— Begin —

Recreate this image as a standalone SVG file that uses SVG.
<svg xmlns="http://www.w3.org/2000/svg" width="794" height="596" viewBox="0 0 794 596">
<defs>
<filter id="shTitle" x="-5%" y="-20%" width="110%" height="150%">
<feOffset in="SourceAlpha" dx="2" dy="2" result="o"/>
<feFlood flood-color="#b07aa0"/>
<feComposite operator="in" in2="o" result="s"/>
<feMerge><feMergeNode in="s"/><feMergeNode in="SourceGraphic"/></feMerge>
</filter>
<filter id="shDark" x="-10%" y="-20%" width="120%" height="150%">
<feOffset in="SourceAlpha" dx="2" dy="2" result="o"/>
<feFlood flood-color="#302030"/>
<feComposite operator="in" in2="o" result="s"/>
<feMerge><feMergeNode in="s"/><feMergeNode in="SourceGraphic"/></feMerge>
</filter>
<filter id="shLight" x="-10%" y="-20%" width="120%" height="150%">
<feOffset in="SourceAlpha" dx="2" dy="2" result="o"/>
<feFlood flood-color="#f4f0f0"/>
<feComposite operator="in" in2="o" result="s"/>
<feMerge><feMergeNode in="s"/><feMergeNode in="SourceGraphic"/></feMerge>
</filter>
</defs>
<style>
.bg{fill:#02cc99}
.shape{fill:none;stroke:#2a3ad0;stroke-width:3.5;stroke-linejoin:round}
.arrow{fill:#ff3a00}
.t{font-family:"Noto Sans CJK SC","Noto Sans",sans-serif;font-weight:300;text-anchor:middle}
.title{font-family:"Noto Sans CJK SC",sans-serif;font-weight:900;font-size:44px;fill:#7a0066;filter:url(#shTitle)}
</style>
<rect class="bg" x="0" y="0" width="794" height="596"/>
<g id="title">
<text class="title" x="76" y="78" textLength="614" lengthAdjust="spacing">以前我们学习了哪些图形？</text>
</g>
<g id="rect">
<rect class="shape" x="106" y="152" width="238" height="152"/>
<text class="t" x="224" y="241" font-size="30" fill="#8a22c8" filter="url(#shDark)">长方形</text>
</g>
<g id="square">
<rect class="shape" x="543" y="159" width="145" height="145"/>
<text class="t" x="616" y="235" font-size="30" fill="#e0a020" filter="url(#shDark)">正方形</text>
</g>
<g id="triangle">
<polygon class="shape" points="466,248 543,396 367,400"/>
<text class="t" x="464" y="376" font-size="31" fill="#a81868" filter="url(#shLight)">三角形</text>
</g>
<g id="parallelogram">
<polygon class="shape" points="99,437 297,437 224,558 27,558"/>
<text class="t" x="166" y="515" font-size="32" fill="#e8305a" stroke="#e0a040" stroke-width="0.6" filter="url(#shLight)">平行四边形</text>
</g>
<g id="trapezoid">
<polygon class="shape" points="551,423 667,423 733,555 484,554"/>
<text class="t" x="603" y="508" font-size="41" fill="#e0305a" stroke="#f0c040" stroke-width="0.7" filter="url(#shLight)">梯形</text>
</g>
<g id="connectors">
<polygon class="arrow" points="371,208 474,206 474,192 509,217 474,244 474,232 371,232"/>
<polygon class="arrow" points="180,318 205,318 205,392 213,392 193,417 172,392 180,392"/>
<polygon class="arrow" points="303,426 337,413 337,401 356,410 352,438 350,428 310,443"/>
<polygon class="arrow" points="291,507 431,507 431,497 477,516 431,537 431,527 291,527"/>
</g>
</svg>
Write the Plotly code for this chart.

— End —

Extract each line of the material exactly as it stands.

* **Output of the exercise**
Recreate this image as a standalone SVG file that uses SVG.
<svg xmlns="http://www.w3.org/2000/svg" width="794" height="596" viewBox="0 0 794 596">
<defs>
<filter id="shTitle" x="-5%" y="-20%" width="110%" height="150%">
<feOffset in="SourceAlpha" dx="2" dy="2" result="o"/>
<feFlood flood-color="#b07aa0"/>
<feComposite operator="in" in2="o" result="s"/>
<feMerge><feMergeNode in="s"/><feMergeNode in="SourceGraphic"/></feMerge>
</filter>
<filter id="shDark" x="-10%" y="-20%" width="120%" height="150%">
<feOffset in="SourceAlpha" dx="2" dy="2" result="o"/>
<feFlood flood-color="#302030"/>
<feComposite operator="in" in2="o" result="s"/>
<feMerge><feMergeNode in="s"/><feMergeNode in="SourceGraphic"/></feMerge>
</filter>
<filter id="shLight" x="-10%" y="-20%" width="120%" height="150%">
<feOffset in="SourceAlpha" dx="2" dy="2" result="o"/>
<feFlood flood-color="#f4f0f0"/>
<feComposite operator="in" in2="o" result="s"/>
<feMerge><feMergeNode in="s"/><feMergeNode in="SourceGraphic"/></feMerge>
</filter>
</defs>
<style>
.bg{fill:#02cc99}
.shape{fill:none;stroke:#2a3ad0;stroke-width:3.5;stroke-linejoin:round}
.arrow{fill:#ff3a00}
.t{font-family:"Noto Sans CJK SC","Noto Sans",sans-serif;font-weight:300;text-anchor:middle}
.title{font-family:"Noto Sans CJK SC",sans-serif;font-weight:900;font-size:44px;fill:#7a0066;filter:url(#shTitle)}
</style>
<rect class="bg" x="0" y="0" width="794" height="596"/>
<g id="title">
<text class="title" x="76" y="78" textLength="614" lengthAdjust="spacing">以前我们学习了哪些图形？</text>
</g>
<g id="rect">
<rect class="shape" x="106" y="152" width="238" height="152"/>
<text class="t" x="224" y="241" font-size="30" fill="#8a22c8" filter="url(#shDark)">长方形</text>
</g>
<g id="square">
<rect class="shape" x="543" y="159" width="145" height="145"/>
<text class="t" x="616" y="235" font-size="30" fill="#e0a020" filter="url(#shDark)">正方形</text>
</g>
<g id="triangle">
<polygon class="shape" points="466,248 543,396 367,400"/>
<text class="t" x="464" y="376" font-size="31" fill="#a81868" filter="url(#shLight)">三角形</text>
</g>
<g id="parallelogram">
<polygon class="shape" points="99,437 297,437 224,558 27,558"/>
<text class="t" x="166" y="515" font-size="32" fill="#e8305a" stroke="#e0a040" stroke-width="0.6" filter="url(#shLight)">平行四边形</text>
</g>
<g id="trapezoid">
<polygon class="shape" points="551,423 667,423 733,555 484,554"/>
<text class="t" x="603" y="508" font-size="41" fill="#e0305a" stroke="#f0c040" stroke-width="0.7" filter="url(#shLight)">梯形</text>
</g>
<g id="connectors">
<polygon class="arrow" points="371,208 474,206 474,192 509,217 474,244 474,232 371,232"/>
<polygon class="arrow" points="180,318 205,318 205,392 213,392 193,417 172,392 180,392"/>
<polygon class="arrow" points="303,426 337,413 337,401 356,410 352,438 350,428 310,443"/>
<polygon class="arrow" points="291,507 431,507 431,497 477,516 431,537 431,527 291,527"/>
</g>
</svg>
Write the Plotly code for this chart.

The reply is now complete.